The hills of the ancient site of Amarna (Pharaoh Akhenaten’s hastily built city, over 3000 years old) are dotted with tombs embedded into the rock face. In the next tomb along the short row were yet more wrestling scenes.
After my little faux pas in the tomb before, I was determined not to make any silly statements like that again.
On closer inspection, some of the reliefs and paintings were splattered with graffiti!
The graffiti had been painted on by Coptic monks; they had the privileged access but, more importantly, they were among the few in the community who were literate.
These monks used the sites long after it had been abandoned by Akhenaten's descendants, either as dwelling or worship spaces.
I continued to examine the new wrestling scenes, consoling myself that they definitely had the makings of an epic, energetic shag-a-thon.
And then, I saw it.
Before me, splendidly, was a wrestler, legs parted, and apparently stationary. There was a long red vertical line, starting at his waist. Flanking the red line at his waist were 2 red splodges.
The Coptic monks, those cheeky bastard scamps, had endowed the fellow with a magnificent member - the tip of which passed his knees.*
It is excellent and revealing moments like this that I craved throughout my academic career as a Classicist. These pious, literate monks had a very real and silly sense of humour, drawing a cock and balls over artwork that was, even at their time, a thousand years old.
As much as all the grand statues and stately decorations that have survived and are displayed for us in glass cases in museums, this is the stuff that proves to me that these people, 2200 years ago, had really lived.**
However, I think it’s more telling my Philistine ways that I met this overlay of ancient craftsmanship with a delighted, tittering giggle.

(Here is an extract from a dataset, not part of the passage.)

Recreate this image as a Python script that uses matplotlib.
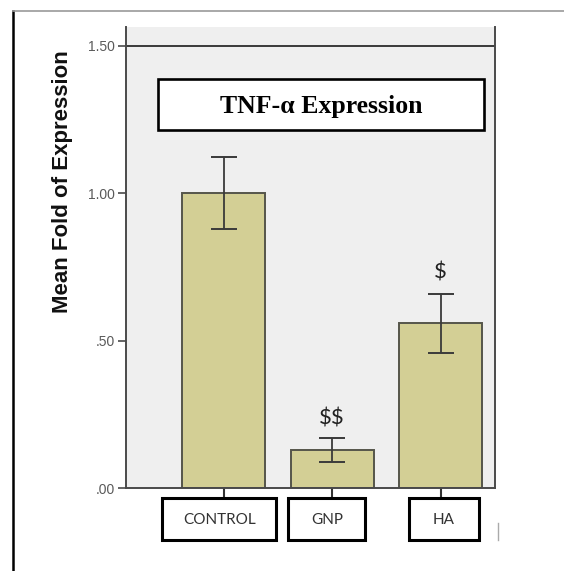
import matplotlib
matplotlib.use("Agg")
import matplotlib.pyplot as plt
from matplotlib.patches import Rectangle
from matplotlib.lines import Line2D
import matplotlib.transforms as mtransforms

# ---- data ----
categories = ["CONTROL", "GNP", "HA"]
means = [1.00, 0.129, 0.56]
err_low = [0.122, 0.041, 0.102]
err_high = [0.122, 0.041, 0.098]
sig_labels = ["", "$$", "$"]
yticks = [0.0, 0.5, 1.0, 1.5]
ytick_labels = [".00", ".50", "1.00", "1.50"]
title_text = "TNF-\u03b1 Expression"
ylabel_text = "Mean Fold of Expression"

# ---- styling ----
W, H = 564, 571
fig = plt.figure(figsize=(W / 100, H / 100), dpi=100)
fig.patch.set_facecolor("white")

ax_l, ax_r, ax_t, ax_b = 126, 495, 27, 488
ax = fig.add_axes([ax_l / W, (H - ax_b) / H, (ax_r - ax_l) / W, (ax_b - ax_t) / H])
ax.set_facecolor("#efefef")

x = list(range(len(categories)))
ax.bar(x, means, width=0.765, color="#d3cf95", edgecolor="#55554a", linewidth=1.4, zorder=2)
ax.errorbar(x, means, yerr=[err_low, err_high], fmt="none", ecolor="#3a3a3a",
            elinewidth=1.3, capsize=9.7, capthick=1.4, zorder=3)

ax.set_xlim(-0.9, 2.5)
ax.set_ylim(0, 1.563)

# reference line at 1.5
ax.axhline(1.5, color="#3a3a3a", linewidth=1.4, zorder=1)

# significance markers
sig_offsets = [0, 0.067, 0.074]
for xi, m, eh, s, off in zip(x, means, err_high, sig_labels, sig_offsets):
    if s:
        ax.text(xi, m + eh + off, s, ha="center", va="center", fontsize=16,
                family="Lato", color="#222222", zorder=4, parse_math=False)

# spines
ax.spines["top"].set_visible(False)
for side in ["left", "right", "bottom"]:
    ax.spines[side].set_color("#4a4a4a")
    ax.spines[side].set_linewidth(1.4)

ax.set_yticks(yticks)
ax.set_yticklabels(ytick_labels, fontsize=10, color="#5a5a5a", family="Liberation Sans")
ax.tick_params(axis="y", length=6, width=1.2, color="#4a4a4a", pad=2)
ax.set_xticks(x)
ax.set_xticklabels([""] * len(x))
ax.tick_params(axis="x", length=8, width=1.5, color="#333333")

# boxed category labels
trans = mtransforms.blended_transform_factory(ax.transData, ax.transAxes)
box_widths = [1.05, 0.71, 0.65]
box_offsets = [-0.04, -0.05, 0.03]
box_top, box_h = -0.0217, 0.092
for xi, lab, bw, bo in zip(x, categories, box_widths, box_offsets):
    ax.add_patch(Rectangle((xi + bo - bw / 2, box_top - box_h), bw, box_h, transform=trans,
                           facecolor="white", edgecolor="black", linewidth=2.2,
                           clip_on=False, zorder=5))
    ax.text(xi + bo, box_top - box_h / 2 - 0.002, lab, transform=trans, ha="center", va="center",
            fontsize=11, family="Lato", color="#333333", zorder=6)

# title box
ax.add_patch(Rectangle((0.0867, 0.777), 0.883, 0.110, transform=ax.transAxes,
                       facecolor="white", edgecolor="black", linewidth=1.9, zorder=5))
ax.text(0.528, 0.828, title_text, transform=ax.transAxes, ha="center", va="center",
        fontsize=18.5, fontweight="bold", family="Liberation Serif", zorder=6)

# y label
fig.text(63 / W, 1 - 182 / H, ylabel_text, rotation=90, ha="center", va="center",
         fontsize=16, fontweight="bold", family="Liberation Sans", color="#111111")

# outer frame lines (image border)
fig.add_artist(Line2D([12.5 / W, 12.5 / W], [0, 1 - 11 / H], color="black", linewidth=1.8))
fig.add_artist(Line2D([12.5 / W, 1], [1 - 11 / H, 1 - 11 / H], color="#999999", linewidth=1.2))
fig.add_artist(Line2D([498 / W, 498 / W], [1 - 540 / H, 1 - 523 / H], color="#aaaaaa", linewidth=1.0))

fig.savefig("out.png", dpi=100)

*Alas, photography within the ancient site was strictly forbidden; it is an Egypt-wide policy that you must possess a sacred ‘Buyer’s License’ to take photos. Therefore, I cannot give you a visual.
**Another example of ancient & modern life meeting is back in Greece, in the silver mines of Laurion (south of Athens). Outside the entrance to one of the mines, some ancient worker has pressed his hands into the drying cement of a horizontal slab, and you can put your hands in the moulded hand shapes.